● **Written request**: The listing below must be repeated word for word, with its images excluded.

● **Provided material**:
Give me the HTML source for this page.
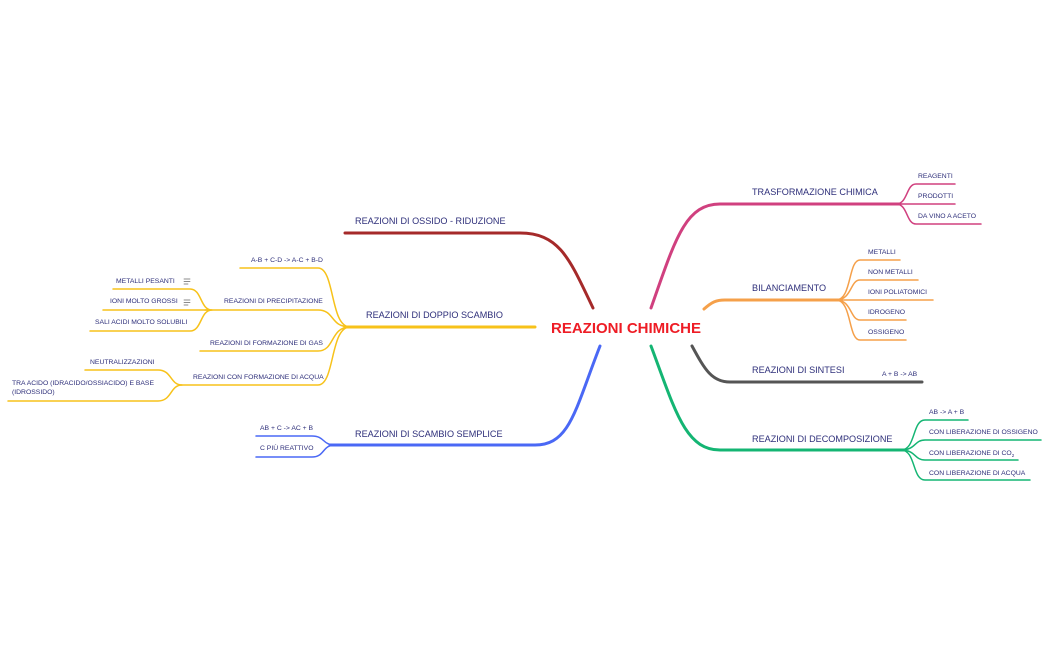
<!DOCTYPE html>
<html><head><meta charset="utf-8"><style>
html,body{margin:0;padding:0;background:#fff;}
svg{display:block;}
text{font-family:"Liberation Sans",sans-serif;fill:#2e2f7a;}
.m{font-size:9.1px;}
.s{font-size:6.8px;}
path{fill:none;stroke-linecap:round;}
</style></head><body>
<svg width="1050" height="650" viewBox="0 0 1050 650">
<text x="551" y="333" style="font-size:15px;font-weight:bold;fill:#ee1c25">REAZIONI CHIMICHE</text>

<g stroke="#d0407f">
<path d="M651 308 C675 240 685 204 720 204 L900 204" stroke-width="3"/>
<path d="M896 204 C908 204 906 184 916 184 L955 184 M896 204 L955 204 M896 204 C908 204 906 224 916 224 L981 224" stroke-width="1.5"/>
</g>
<text class="m" x="752" y="195">TRASFORMAZIONE CHIMICA</text>
<text class="s" x="918" y="178">REAGENTI</text>
<text class="s" x="918" y="198">PRODOTTI</text>
<text class="s" x="918" y="218">DA VINO A ACETO</text>

<g stroke="#f5a04a">
<path d="M704 309 C712 302 716 300 725 300 L840 300" stroke-width="3"/>
<path d="M836 300 C852 300 848 260 860 260 L900 260 M836 300 C852 300 850 280 860 280 L918 280 M836 300 L933 300 M836 300 C852 300 850 320 860 320 L906 320 M836 300 C852 300 848 340 860 340 L906 340" stroke-width="1.5"/>
</g>
<text class="m" x="752" y="291">BILANCIAMENTO</text>
<text class="s" x="868" y="254">METALLI</text>
<text class="s" x="868" y="274">NON METALLI</text>
<text class="s" x="868" y="294">IONI POLIATOMICI</text>
<text class="s" x="868" y="314">IDROGENO</text>
<text class="s" x="868" y="334">OSSIGENO</text>

<path d="M692 346 C705 370 712 382 730 382 L922 382" stroke="#555" stroke-width="3"/>
<text class="m" x="752" y="373">REAZIONI DI SINTESI</text>
<text class="s" x="882" y="376">A + B -&gt; AB</text>

<g stroke="#14b573">
<path d="M651 346 C675 410 685 450 720 450 L905 450" stroke-width="3"/>
<path d="M901 450 C916 450 912 420 925 420 L968 420 M901 450 C916 450 914 440 925 440 L1041 440 M901 450 C916 450 914 460 925 460 L1018 460 M901 450 C916 450 912 480 925 480 L1030 480" stroke-width="1.5"/>
</g>
<text class="m" x="752" y="442">REAZIONI DI DECOMPOSIZIONE</text>
<text class="s" x="929" y="414">AB -&gt; A + B</text>
<text class="s" x="929" y="434">CON LIBERAZIONE DI OSSIGENO</text>
<text class="s" x="929" y="455">CON LIBERAZIONE DI CO<tspan style="font-size:4.5px" dy="2">2</tspan></text>
<text class="s" x="929" y="475">CON LIBERAZIONE DI ACQUA</text>

<path d="M593 308 C570 260 560 233 520 233 L345 233" stroke="#a52a2a" stroke-width="3"/>
<text class="m" x="355" y="224">REAZIONI DI OSSIDO - RIDUZIONE</text>

<g stroke="#f7c21a">
<path d="M535 327 L345 327" stroke-width="3"/>
<path d="M350 327 C330 327 335 268 318 268 L240 268 M350 327 C330 327 335 310 318 310 L205 310 M350 327 C330 327 335 351 318 351 L200 351 M350 327 C330 327 335 385 318 385 L180 385" stroke-width="1.5"/>
<path d="M212 310 C200 310 202 289 190 289 L113 289 M212 310 L103 310 M212 310 C200 310 202 331 190 331 L90 331 M182 385 C170 385 172 370 158 370 L85 370 M182 385 C170 385 172 401 158 401 L8 401" stroke-width="1.5"/>
</g>
<text class="m" x="366" y="318">REAZIONI DI DOPPIO SCAMBIO</text>
<text class="s" x="251" y="262">A-B + C-D -&gt; A-C + B-D</text>
<text class="s" x="224" y="303">REAZIONI DI PRECIPITAZIONE</text>
<text class="s" x="116" y="283">METALLI PESANTI</text>
<text class="s" x="110" y="303">IONI MOLTO GROSSI</text>
<g stroke="#666" stroke-width="0.8"><path d="M184 279 L190 279 M184 281.5 L190 281.5 M184 284 L188 284 M184 300 L190 300 M184 302.5 L190 302.5 M184 305 L188 305"/></g>
<text class="s" x="95" y="324">SALI ACIDI MOLTO SOLUBILI</text>
<text class="s" x="210" y="345">REAZIONI DI FORMAZIONE DI GAS</text>
<text class="s" x="193" y="379">REAZIONI CON FORMAZIONE DI ACQUA</text>
<text class="s" x="90" y="364">NEUTRALIZZAZIONI</text>
<text class="s" x="12" y="385">TRA ACIDO (IDRACIDO/OSSIACIDO) E BASE</text>
<text class="s" x="12" y="394">(IDROSSIDO)</text>

<g stroke="#4a68f5">
<path d="M600 346 C575 410 570 445 535 445 L330 445" stroke-width="3"/>
<path d="M335 445 C322 445 325 436 312 436 L256 436 M335 445 C322 445 325 457 312 457 L256 457" stroke-width="1.5"/>
</g>
<text class="m" x="355" y="437">REAZIONI DI SCAMBIO SEMPLICE</text>
<text class="s" x="260" y="430">AB + C -&gt; AC + B</text>
<text class="s" x="260" y="450">C PIÙ REATTIVO</text>
</svg>
</body></html>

● **Task solution**:
Give me the HTML source for this page.
<!DOCTYPE html>
<html><head><meta charset="utf-8"><style>
html,body{margin:0;padding:0;background:#fff;}
svg{display:block;}
text{font-family:"Liberation Sans",sans-serif;fill:#2e2f7a;}
.m{font-size:9.1px;}
.s{font-size:6.8px;}
path{fill:none;stroke-linecap:round;}
</style></head><body>
<svg width="1050" height="650" viewBox="0 0 1050 650">
<text x="551" y="333" style="font-size:15px;font-weight:bold;fill:#ee1c25">REAZIONI CHIMICHE</text>

<g stroke="#d0407f">
<path d="M651 308 C675 240 685 204 720 204 L900 204" stroke-width="3"/>
<path d="M896 204 C908 204 906 184 916 184 L955 184 M896 204 L955 204 M896 204 C908 204 906 224 916 224 L981 224" stroke-width="1.5"/>
</g>
<text class="m" x="752" y="195">TRASFORMAZIONE CHIMICA</text>
<text class="s" x="918" y="178">REAGENTI</text>
<text class="s" x="918" y="198">PRODOTTI</text>
<text class="s" x="918" y="218">DA VINO A ACETO</text>

<g stroke="#f5a04a">
<path d="M704 309 C712 302 716 300 725 300 L840 300" stroke-width="3"/>
<path d="M836 300 C852 300 848 260 860 260 L900 260 M836 300 C852 300 850 280 860 280 L918 280 M836 300 L933 300 M836 300 C852 300 850 320 860 320 L906 320 M836 300 C852 300 848 340 860 340 L906 340" stroke-width="1.5"/>
</g>
<text class="m" x="752" y="291">BILANCIAMENTO</text>
<text class="s" x="868" y="254">METALLI</text>
<text class="s" x="868" y="274">NON METALLI</text>
<text class="s" x="868" y="294">IONI POLIATOMICI</text>
<text class="s" x="868" y="314">IDROGENO</text>
<text class="s" x="868" y="334">OSSIGENO</text>

<path d="M692 346 C705 370 712 382 730 382 L922 382" stroke="#555" stroke-width="3"/>
<text class="m" x="752" y="373">REAZIONI DI SINTESI</text>
<text class="s" x="882" y="376">A + B -&gt; AB</text>

<g stroke="#14b573">
<path d="M651 346 C675 410 685 450 720 450 L905 450" stroke-width="3"/>
<path d="M901 450 C916 450 912 420 925 420 L968 420 M901 450 C916 450 914 440 925 440 L1041 440 M901 450 C916 450 914 460 925 460 L1018 460 M901 450 C916 450 912 480 925 480 L1030 480" stroke-width="1.5"/>
</g>
<text class="m" x="752" y="442">REAZIONI DI DECOMPOSIZIONE</text>
<text class="s" x="929" y="414">AB -&gt; A + B</text>
<text class="s" x="929" y="434">CON LIBERAZIONE DI OSSIGENO</text>
<text class="s" x="929" y="455">CON LIBERAZIONE DI CO<tspan style="font-size:4.5px" dy="2">2</tspan></text>
<text class="s" x="929" y="475">CON LIBERAZIONE DI ACQUA</text>

<path d="M593 308 C570 260 560 233 520 233 L345 233" stroke="#a52a2a" stroke-width="3"/>
<text class="m" x="355" y="224">REAZIONI DI OSSIDO - RIDUZIONE</text>

<g stroke="#f7c21a">
<path d="M535 327 L345 327" stroke-width="3"/>
<path d="M350 327 C330 327 335 268 318 268 L240 268 M350 327 C330 327 335 310 318 310 L205 310 M350 327 C330 327 335 351 318 351 L200 351 M350 327 C330 327 335 385 318 385 L180 385" stroke-width="1.5"/>
<path d="M212 310 C200 310 202 289 190 289 L113 289 M212 310 L103 310 M212 310 C200 310 202 331 190 331 L90 331 M182 385 C170 385 172 370 158 370 L85 370 M182 385 C170 385 172 401 158 401 L8 401" stroke-width="1.5"/>
</g>
<text class="m" x="366" y="318">REAZIONI DI DOPPIO SCAMBIO</text>
<text class="s" x="251" y="262">A-B + C-D -&gt; A-C + B-D</text>
<text class="s" x="224" y="303">REAZIONI DI PRECIPITAZIONE</text>
<text class="s" x="116" y="283">METALLI PESANTI</text>
<text class="s" x="110" y="303">IONI MOLTO GROSSI</text>
<g stroke="#666" stroke-width="0.8"><path d="M184 279 L190 279 M184 281.5 L190 281.5 M184 284 L188 284 M184 300 L190 300 M184 302.5 L190 302.5 M184 305 L188 305"/></g>
<text class="s" x="95" y="324">SALI ACIDI MOLTO SOLUBILI</text>
<text class="s" x="210" y="345">REAZIONI DI FORMAZIONE DI GAS</text>
<text class="s" x="193" y="379">REAZIONI CON FORMAZIONE DI ACQUA</text>
<text class="s" x="90" y="364">NEUTRALIZZAZIONI</text>
<text class="s" x="12" y="385">TRA ACIDO (IDRACIDO/OSSIACIDO) E BASE</text>
<text class="s" x="12" y="394">(IDROSSIDO)</text>

<g stroke="#4a68f5">
<path d="M600 346 C575 410 570 445 535 445 L330 445" stroke-width="3"/>
<path d="M335 445 C322 445 325 436 312 436 L256 436 M335 445 C322 445 325 457 312 457 L256 457" stroke-width="1.5"/>
</g>
<text class="m" x="355" y="437">REAZIONI DI SCAMBIO SEMPLICE</text>
<text class="s" x="260" y="430">AB + C -&gt; AC + B</text>
<text class="s" x="260" y="450">C PIÙ REATTIVO</text>
</svg>
</body></html>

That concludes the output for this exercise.